You can't fungally infest a reposed corpse

Gentle Repose prevents a corpse from becoming undead. Fungal Infestation, since it gives a creature the statistics of a Zombie and one of those is being undead, makes a corpse undead. So you can't do Gentle Repose first.

You can totally Gentle Repose a fungally infested corpse

The zombie still has a corpse as part of its body, so you can totally cast Gentle Repose on that part of it. That prevents it from becoming an undead creature, which it probably couldn't already on account of already being part of one, but doesn't stop it from continuing to be one currently.
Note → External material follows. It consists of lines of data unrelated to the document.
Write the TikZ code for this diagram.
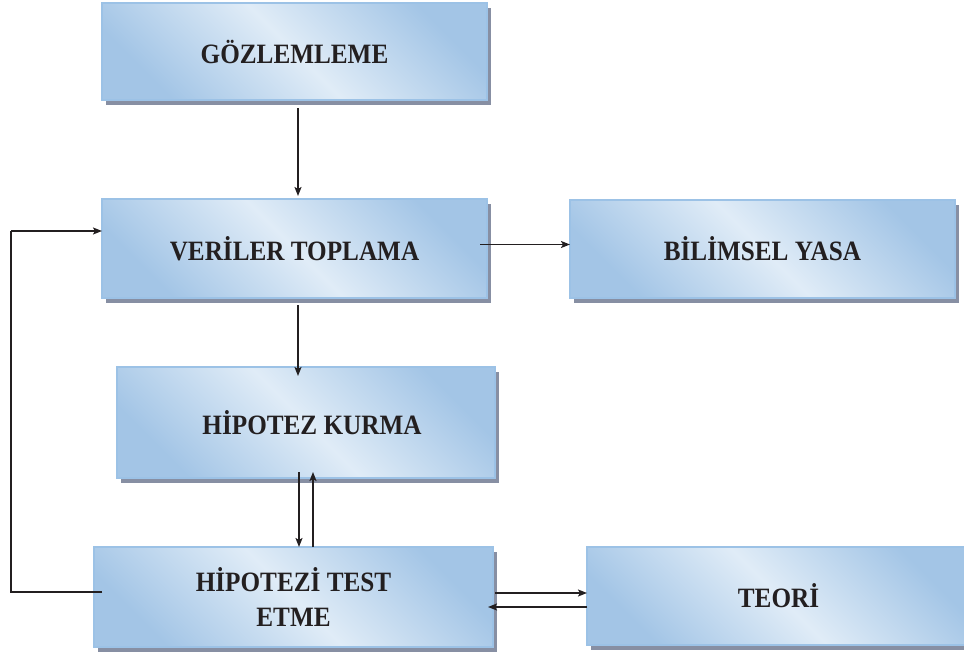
\documentclass[tikz,border=0pt]{standalone}
\usepackage{fontspec}
\setmainfont{Liberation Serif}[FakeStretch=0.9]
\usetikzlibrary{arrows.meta,shadows}
\definecolor{boxdark}{HTML}{A3C5E6}
\definecolor{boxlight}{HTML}{E0ECF7}
\definecolor{boxedge}{HTML}{9CC2E6}
\definecolor{shadowgray}{HTML}{878FA3}
\definecolor{ink}{HTML}{231F20}
\tikzset{
  flowbox/.style={draw=boxedge, line width=2pt, left color=boxdark, right color=boxdark,
    middle color=boxlight, shading angle=135,
    drop shadow={shadow xshift=4pt, shadow yshift=-5pt, fill=shadowgray, opacity=1},
    font=\bfseries\fontsize{28}{35}\selectfont, text=ink, align=center,
    inner sep=0pt, outer sep=0pt},
  arr/.style={draw=ink, line width=1.7pt, -{Stealth[length=9pt,width=7pt,inset=2pt]}},
  plainline/.style={draw=ink, line width=1.7pt}
}
\begin{document}
\begin{tikzpicture}[x=1pt,y=-1pt]
\useasboundingbox (0,0) rectangle (964,653);
\clip (0,0) rectangle (964,653);
\node[flowbox, minimum width=385pt, minimum height=97pt] (goz) at (294.5,51.5) {GÖZLEMLEME};
\node[flowbox, minimum width=385pt, minimum height=99pt] (ver) at (294.5,248.5) {VERİLER TOPLAMA};
\node[flowbox, minimum width=385pt, minimum height=98pt] (bil) at (762.5,249) {BİLİMSEL YASA};
\node[flowbox, minimum width=378pt, minimum height=111pt] (hip) at (306,422.5) {\hspace{12pt}HİPOTEZ KURMA};
\node[flowbox, minimum width=399pt, minimum height=100pt] (test) at (293.5,597) {HİPOTEZİ TEST\\ETME};
\node[flowbox, minimum width=383pt, minimum height=98pt] (teo) at (778.5,596) {TEORİ};
\coordinate (loopbot) at (11,592);
\coordinate (looptop) at (11,231);
% connectors
\draw[arr] ([xshift=3.5pt,yshift=-8pt]goz.south) -- ([xshift=3.5pt,yshift=3pt]ver.north);
\draw[arr] ([xshift=-7pt,yshift=4pt]ver.east) -- ([yshift=4pt]ver.east -| bil.west);
\draw[arr] ([xshift=3.5pt,yshift=-7pt]ver.south) -- ([xshift=3.5pt,yshift=-9pt]hip.north -| ver.south);
\draw[arr] ([xshift=-7pt,yshift=6pt]hip.south) -- ([xshift=-7pt]hip.south |- test.north);
\draw[arr] ([xshift=7pt]hip.south |- test.north) -- ([xshift=7pt,yshift=6pt]hip.south);
\draw[arr] ([xshift=2pt,yshift=4pt]test.east) -- ([yshift=4pt]test.east -| teo.west);
\draw[arr] ([yshift=-11pt]teo.west) -- ([xshift=-5pt,yshift=-11pt]teo.west -| test.east);
\draw[plainline] ([xshift=8pt,yshift=5pt]test.west) -- (loopbot) -- (looptop);
\draw[arr] (looptop) -- (looptop -| ver.west);
\end{tikzpicture}
\end{document}
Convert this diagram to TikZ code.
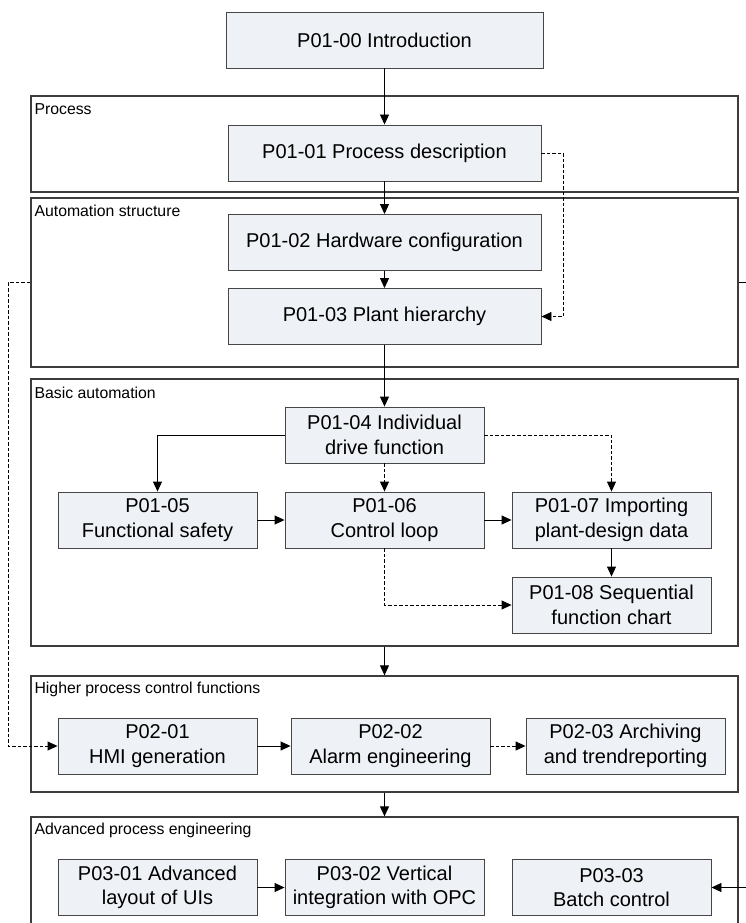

It also extends the time you have to cast Raise Dead et al. on the corpse for a while, as per usual, though you will have to wait the 1 hour for the zombie to die first (or kill it yourself, or use really powerful resurrection magics).

There isn't a whole lot of reason to do this, but there isn't anything stopping you from doing it either, at least from a strict and largely favorable RAW interpretation scheme. In less favorable interpretations, Gentle Repose's "protect[ion] from decay" may well bode poorly for your fungus-controlled zombie.